Daniel Langer, the founder and CEO of global luxury brand strategy firm Équité, told ARTnews that while Sotheby’s Saudi outing was “respectable,” while the sell-through rate and unsold lots made clear that “momentum will not happen on brand name alone.”

“The Saudi result showed what the global data already tells us: demand for luxury is not a proxy for strong auction outcomes,” Langer went on. “The top end of the art market is soft, interest rates remain a headwind for art-backed financing, and several highly promoted lots have struggled globally.”

When asked whether the Saudi result shaped Sotheby’s strategy for Abu Dhabi Collectors’ Week, Pullan sidestepped the question.

“We’ve taken a completely unique approach for Abu Dhabi in every aspect, and in December we expect a mix of global, regional, and local participation to attend and compete for the incredible selection of property we’ve curated,” the house’s luxury head said. “The point of Abu Dhabi Collectors’ Week is really the curation. These are pieces you can’t just walk into a boutique and buy—they’re unique or ultra-rare, often one-of-a-kind, often with extraordinary provenance. That level of exclusivity is what sets the sale apart.”

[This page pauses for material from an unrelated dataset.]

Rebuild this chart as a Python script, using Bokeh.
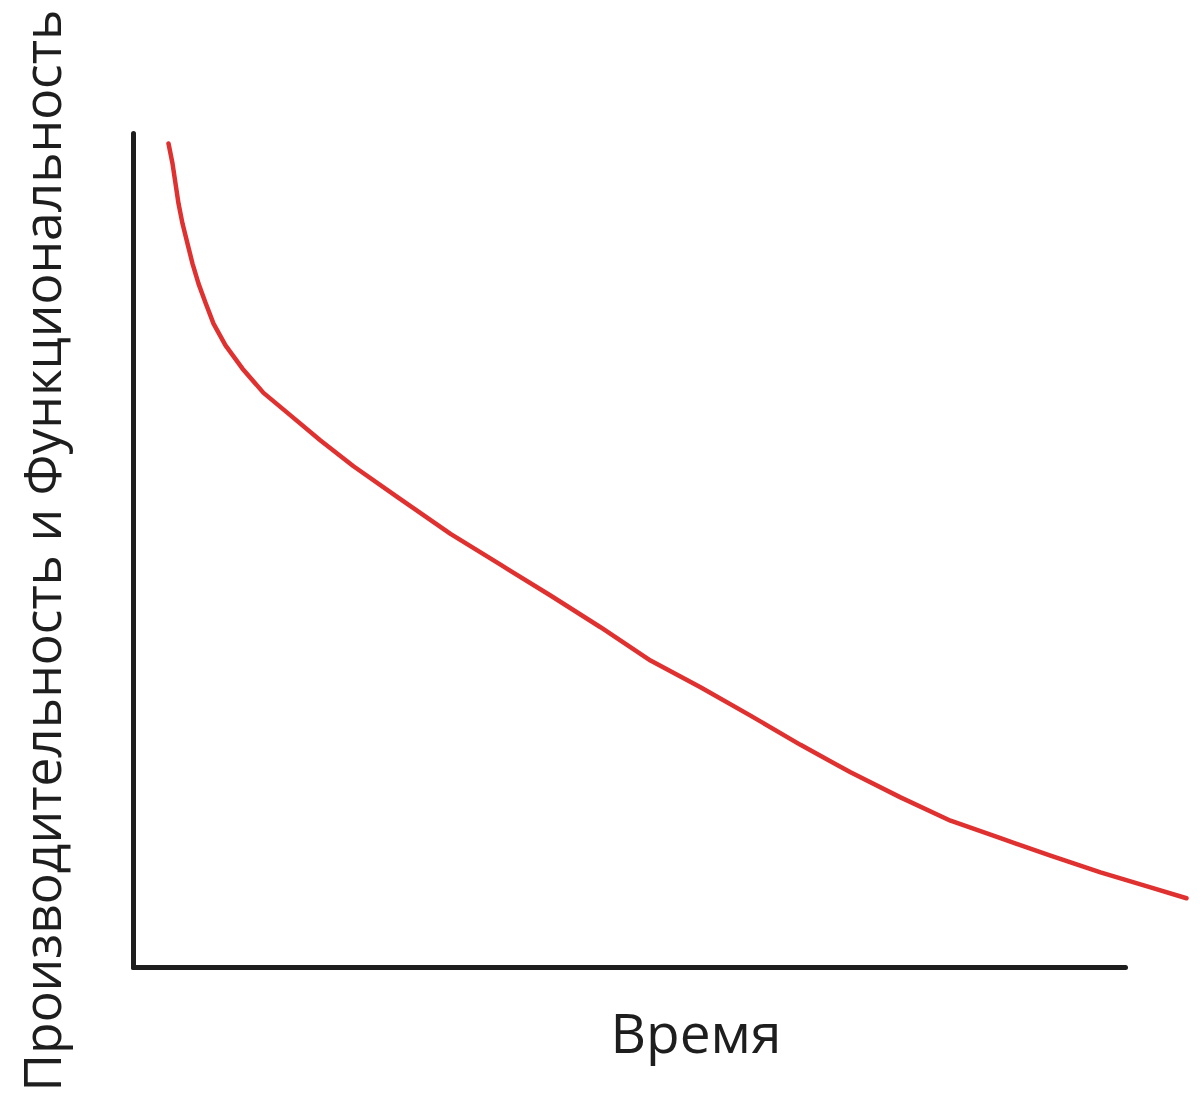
from bokeh.plotting import figure
from bokeh.models import Range1d, FixedTicker, Title
from bokeh.embed import file_html
from bokeh.resources import INLINE

# ---- data (abstract units) ----
time = [0.35, 0.39, 0.42, 0.45, 0.49, 0.54, 0.59, 0.65, 0.72, 0.80, 0.92,
        1.09, 1.30, 1.57, 1.87, 2.20, 2.64, 3.17, 3.67, 4.17, 4.67, 5.17,
        5.67, 6.17, 6.67, 7.17, 7.67, 8.17, 8.67, 9.17, 9.67, 10.17, 10.53]
performance = [9.88, 9.64, 9.40, 9.16, 8.92, 8.68, 8.44, 8.20, 7.97, 7.72, 7.46,
               7.18, 6.89, 6.62, 6.32, 6.01, 5.64, 5.20, 4.83, 4.46, 4.08, 3.68,
               3.36, 3.02, 2.67, 2.34, 2.04, 1.76, 1.55, 1.34, 1.14, 0.96, 0.83]
x_axis_extent = (0, 9.92)
y_axis_extent = (0, 10.0)
x_label = "Время"
y_label = "Производительность и Функциональность"

INK = "#1e1e1e"
RED = "#e03131"
FONT = "Open Sans"

p = figure(width=1192, height=1097, output_backend="svg", toolbar_location=None,
           x_range=Range1d(0, 10.59), y_range=Range1d(0, 10.0),
           min_border_left=133, min_border_right=0,
           min_border_top=133, min_border_bottom=130)
p.outline_line_color = None
p.grid.visible = False
p.background_fill_color = "white"
p.border_fill_color = "white"

for ax, bounds in ((p.xaxis, x_axis_extent), (p.yaxis, y_axis_extent)):
    ax.bounds = bounds
    ax.ticker = FixedTicker(ticks=[])
    ax.major_tick_line_color = None
    ax.minor_tick_line_color = None
    ax.major_label_text_font_size = "0px"
    ax.major_label_standoff = 0
    ax.major_tick_out = 0
    ax.major_tick_in = 0
    ax.axis_line_color = INK
    ax.axis_line_width = 5
    ax.axis_line_cap = "round"

p.yaxis.axis_label = y_label
p.yaxis.axis_label_text_font = FONT
p.yaxis.axis_label_text_font_size = "51.5px"
p.yaxis.axis_label_text_font_style = "normal"
p.yaxis.axis_label_text_color = INK
p.yaxis.axis_label_standoff = 58

x_title = Title(text=x_label, align="left", offset=477, standoff=49,
                text_font=FONT, text_font_size="55px", text_font_style="normal",
                text_color=INK)
p.add_layout(x_title, "below")

p.line(time, performance, line_color=RED, line_width=4.5,
       line_cap="round", line_join="round")

open("out.html", "w").write(file_html(p, INLINE))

Among the top cars on offer are a one-off 2017 Pagani Zonda 760 Riviera in pearl white with blue accents and exposed carbon fiber (estimate: $9.5–$10.5 million), and a rare 2010 Aston Martin One-77 (estimate: $1.3–$1.6 million). The sales also include an “exceptionally rare and highly coveted” Rolex ‘Oyster Albino’ Daytona watch (estimate: $500,000–$1 million), and the largest “fancy vivid orangy pink” diamond ever graded—nearly 32 carats (estimate: $5–$7 million). That last lot is part of a single-owner sale with an overall estimate of $20 million.

Three of Sotheby’s luxury sales in June in New York flirted with their high estimates: its Handbags and Accessories auction totaled $2.5 million (estimate: $2.2–$3.2 million); Fine Jewelry took in $8.4 million (estimate: $6.4–$9.5 million); and High Jewelry generated $31.4 million (estimate: $21–$31.6 million). That’s decent form going into Abu Dhabi.

In the opinion of Équité’s Langer, for Sotheby’s to succeed in Abu Dhabi, it must “curate for cultural relevance, provenance clarity, and discreet rarity rather than chasing headline lots.” Second, he added, the house should turn the week into “a learning and belonging journey, not just a sale.” That, according to Langer, means building tight relationships through private previews in collectors’ homes or offering tailored financing guidance. Lastly, the sales must serve as “the social centerpiece of a multi-day program.”

“If Sotheby’s executes an education-first, hyper-personalized client strategy and treats Collectors’ Week as a cultural moment rather than a transactional event, Abu Dhabi can outperform Saudi’s debut and set a new benchmark for the region,” he said.